Every leader has had the experience of presenting impeccable data to a room full of smart people and watching it land with a thud. The numbers were right. The analysis was thorough. The recommendations were sound. And yet, nothing changed. Then a colleague stands up, tells a two-minute story about a single customer's experience, and the room shifts. Decisions get made. Resources get allocated. People care. That is the power of storytelling, and it remains one of the most underutilized skills in professional life.
Storytelling is not a soft skill reserved for keynote speakers and marketing departments. It is a fundamental leadership competency that determines whether your ideas take root or evaporate the moment your presentation ends. The human brain is wired for narrative in ways that no spreadsheet can replicate.
Why Stories Work
Neuroscience has given us a clear picture of why stories are so much more powerful than data alone. When we process pure information — statistics, bullet points, logical arguments — we activate the language processing centers of our brain. We decode the words and understand the meaning. But when we hear a story, something dramatically different happens. The sensory cortex lights up. The motor cortex activates. Emotional processing centers engage. Our brains essentially simulate the experience being described.
This means that a well-told story does not just convey information — it creates a shared experience. And shared experiences are the foundation of empathy, trust, and motivation. When you tell a story about a team member who overcame a significant challenge, your audience does not just understand the challenge intellectually. They feel it. And that emotional engagement is what drives action.
The Structure of Effective Professional Stories
Professional storytelling does not require dramatic flair or theatrical delivery. It requires a simple structure that creates tension and resolution:
The Setup: Establish the context and the character. Who is this about, and what was their situation? The more specific and concrete the details, the more the audience can see themselves in the story.
The Challenge: What problem, obstacle, or turning point created tension? This is the heart of every effective story. Without challenge, there is no narrative arc, and without narrative arc, there is no engagement.
The Transformation: What changed, and how? This is where the insight lives. The transformation should connect directly to the point you are trying to make.
The Takeaway: What does this mean for the audience? A professional story should always have a clear relevance to the decision, challenge, or opportunity at hand.
Building Your Story Bank
The most effective professional storytellers do not invent stories on the spot. They maintain a mental library of stories — personal experiences, client situations, team moments, industry examples — organized by the themes and messages they most frequently need to communicate.
Start collecting stories intentionally. When something happens that illustrates a leadership principle, a cultural value, or a strategic insight, make a note of it. Over time, you will build a repertoire that allows you to reach for the right story at the right moment, making your communication vivid and memorable.

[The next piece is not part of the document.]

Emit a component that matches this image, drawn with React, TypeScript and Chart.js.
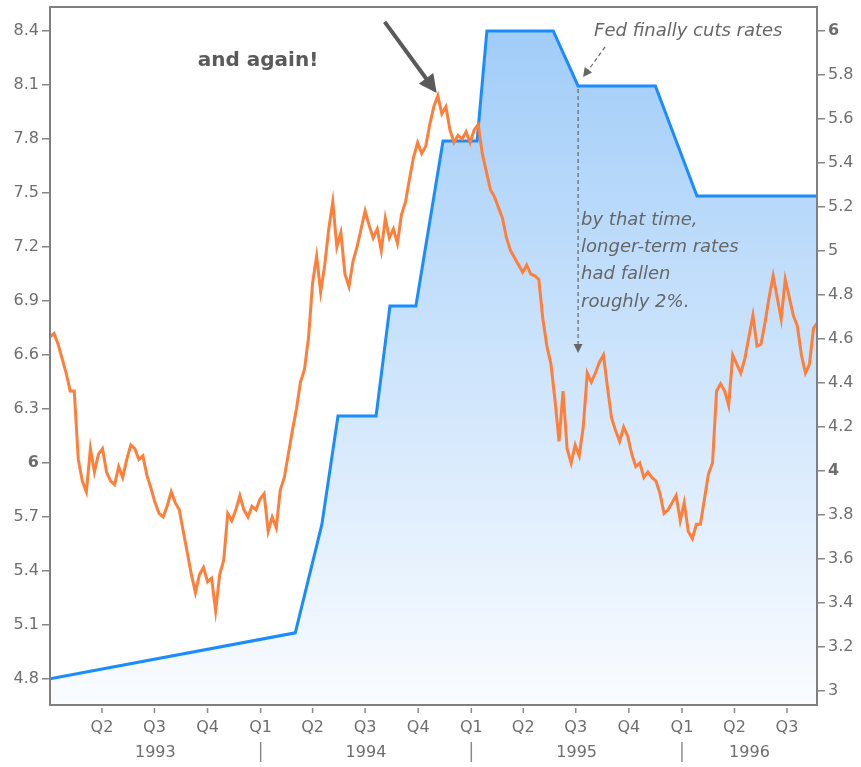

The best stories come from your own experience, because authenticity resonates. But you can also draw on the experiences of others (with permission and attribution), historical examples, or even hypothetical scenarios when they help illustrate a point.
Common Mistakes
Making yourself the hero. The most compelling professional stories position the speaker as the guide or the learner, not the hero. Stories where you saved the day feel like bragging. Stories where you learned something, or where someone on your team rose to a challenge, feel generous and relatable.
Going too long. Professional storytelling is not a fireside chat. The best stories in a business context are two to four minutes. Every detail should earn its place. If a detail does not contribute to the tension, the transformation, or the takeaway, cut it.
Forgetting the point. A great story without a clear connection to the topic at hand is entertainment, not communication. Always close the loop by explicitly connecting the story to the point you are making or the decision at hand.